Church was an important part of her family’s life and it was there Gwen met Maurie.
They were married in the Methodist Church in 1944 when Maurie was home on war-time leave from the Torres Strait Islands.
They first lived in Stud Road, Dandenong, before building a home in Jones Road, Dandenong West.
Journal reporter and Gwen’s Dandy High classmate Marg Stork in 2012 wrote: “Over the years, I had the pleasure of visiting them at their home, to see the banks of beautiful rhododendrons which struck a colourful springtime note and which we featured in the Dandenong Journal on a number of occasions.”
Gwen moved into Valley Village Mews on Stud Road, Dandenong, when Maurie passed away in 2003 and later moved to Millhaven Lodge in Pakenham where she died peacefully on Friday 14 August.
During her 85 years in Dandenong, Gwen watched a small country town transform into a bustling multicultural city.
Gwen’s grandson and Journal reporter Russell Bennett recently spoke to her for the paper’s 150th anniversary, and said her memories of what made Dandenong so great in her eyes were still as vivid as ever.

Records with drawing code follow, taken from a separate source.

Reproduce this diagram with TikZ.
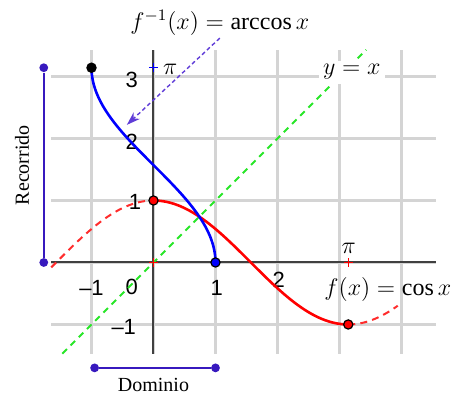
\documentclass[tikz,border=0pt]{standalone}
\usepackage{fontspec}
\setmainfont{Liberation Serif}
\setsansfont{Liberation Sans}
\usetikzlibrary{positioning,calc,arrows.meta}
\tikzset{>={Stealth[length=2.4mm,width=1.6mm]}}
\definecolor{verde}{RGB}{40,230,40}
\definecolor{lila}{RGB}{55,25,190}
\definecolor{flechalila}{RGB}{95,60,215}
\definecolor{rojoclaro}{RGB}{255,45,45}

\begin{document}
\begin{tikzpicture}[
    x=31pt, y=31pt,
    gridline/.style={draw=black!17, line width=1.2pt},
    axis/.style={draw=black!75, line width=1pt},
    tick/.style={font=\sffamily\fontsize{11}{11}\selectfont, inner sep=1pt},
    mathlbl/.style={font=\fontsize{12}{12}\selectfont, inner sep=1pt},
    word/.style={font=\fontsize{10}{10}\selectfont, inner sep=1pt},
    dot/.style={circle, draw=black, line width=0.6pt, inner sep=0pt, minimum size=4.6pt},
    limdot/.style={circle, fill=lila, inner sep=0pt, minimum size=4.4pt},
    cross/.style={line width=0.6pt}
]
\useasboundingbox (-2.476,-2.153) rectangle (4.815,4.234);

% grid and axes
\foreach \y in {-1,...,3}
    \draw[gridline] (-1.65,\y) -- (4.56,\y);
\foreach \x in {-1,...,4}
    \draw[gridline] (\x,-1.47) -- (\x,3.43);
\draw[axis] (-1.65,0) -- (4.56,0);
\draw[axis] (0,-1.47) -- (0,3.43);

% tick labels
\node[tick] (xm1) at (-1.0,-0.41) {–1};
\node[tick] (x0) at (-0.35,-0.40) {0};
\node[tick] (x1) at (1.02,-0.41) {1};
\node[tick] (x2) at (2.02,-0.28) {2};
\node[tick] (ym1) at (-0.48,-1.04) {–1};
\node[tick] (y1) at (-0.30,0.98) {1};
\node[tick] (y2) at (-0.35,1.94) {2};
\node[tick] (y3) at (-0.35,2.94) {3};

% y = x
\draw[verde, line width=1pt, dash pattern=on 3.2pt off 2.6pt] (-1.47,-1.47) -- (3.43,3.43);
\node[mathlbl, fill=white, inner sep=2pt] (idlbl) at (3.20,3.07) {$y=x$};

% f(x) = cos x
\draw[rojoclaro, line width=1pt, dash pattern=on 3.5pt off 2.6pt, domain=-1.65:0, samples=30, smooth]
    plot (\x,{cos(\x r)});
\draw[rojoclaro, line width=1pt, dash pattern=on 3.5pt off 2.6pt, domain=pi:3.94, samples=20, smooth]
    plot (\x,{cos(\x r)});
\draw[red, line width=1.3pt, domain=0:pi, samples=60, smooth]
    plot (\x,{cos(\x r)});
\draw[red, cross] (-0.07,0) -- (0.07,0) (0,-0.07) -- (0,0.07);
\draw[red, cross] (pi-0.07,0) -- (pi+0.07,0) (pi,-0.07) -- (pi,0.07);
\node[mathlbl] (pix) at (3.15,0.23) {$\pi$};
\node[mathlbl] (coslbl) at (3.78,-0.44) {$f(x)=\cos x$};

% f^{-1}(x) = arccos x
\draw[blue, line width=1.3pt, domain=0:180, samples=80, smooth, variable=\t]
    plot ({cos(\t)},{\t*pi/180});
\draw[blue, cross] (-0.07,pi) -- (0.07,pi) (0,pi-0.07) -- (0,pi+0.07);
\node[mathlbl] (piy) at (0.27,3.12) {$\pi$};

% points
\node[dot, fill=red] (cmax) at (0,1) {};
\node[dot, fill=red] (cmin) at (pi,-1) {};
\node[dot, fill=black] (atop) at (-1,pi) {};
\node[dot, fill=blue] (abot) at (1,0) {};

% label and arrow
\node[mathlbl] (arccoslbl) at (1.07,3.86) {$f^{-1}(x)=\arccos x$};
\coordinate (flecha) at (-0.43,2.22);
\draw[->, flechalila, line width=0.7pt, dash pattern=on 2pt off 1.4pt] (arccoslbl.south) -- (flecha);

% range
\node[limdot] (rtop) at (-1.77,pi) {};
\node[limdot] (rbot) at (-1.77,0) {};
\draw[lila, line width=1pt] (rtop) -- (rbot);
\node[word, rotate=90] (recorrido) at (-2.12,1.57) {Recorrido};

% domain
\node[limdot] (dleft) at (-0.95,-1.70) {};
\node[limdot] (dright) at (1,-1.70) {};
\draw[lila, line width=1pt] (dleft) -- (dright);
\node[word] (dominio) at (0,-1.98) {Dominio};
\end{tikzpicture}
\end{document}
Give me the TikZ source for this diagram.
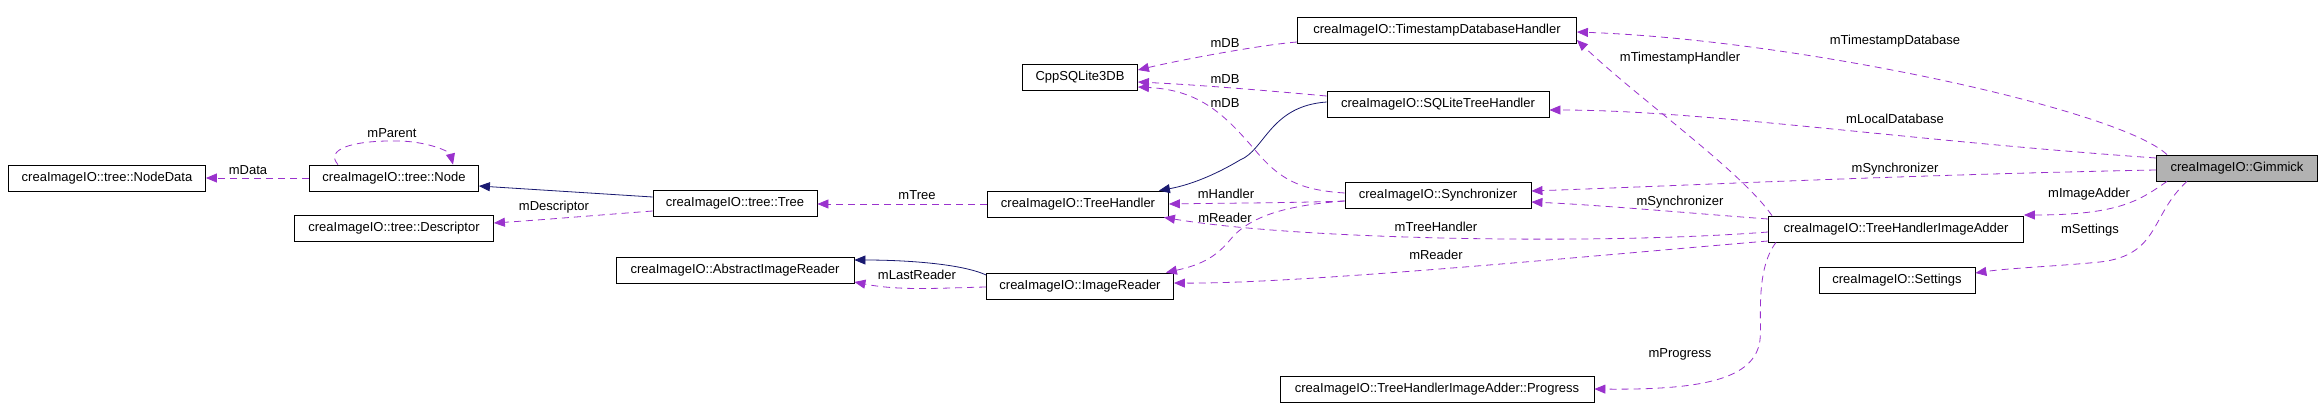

“All the friends we had were great – they were my life. The people there were all good to me, and I was good to them,” she said.
At a council-hosted 90th birthday party in 2012, Gwen told Marg: “I love Dandenong. It is the city where my heart is.”
Gwen is survived by daughters Elizabeth, Bronwyn, Sue and Marion, eight grandchildren and 14 great-grandchildren.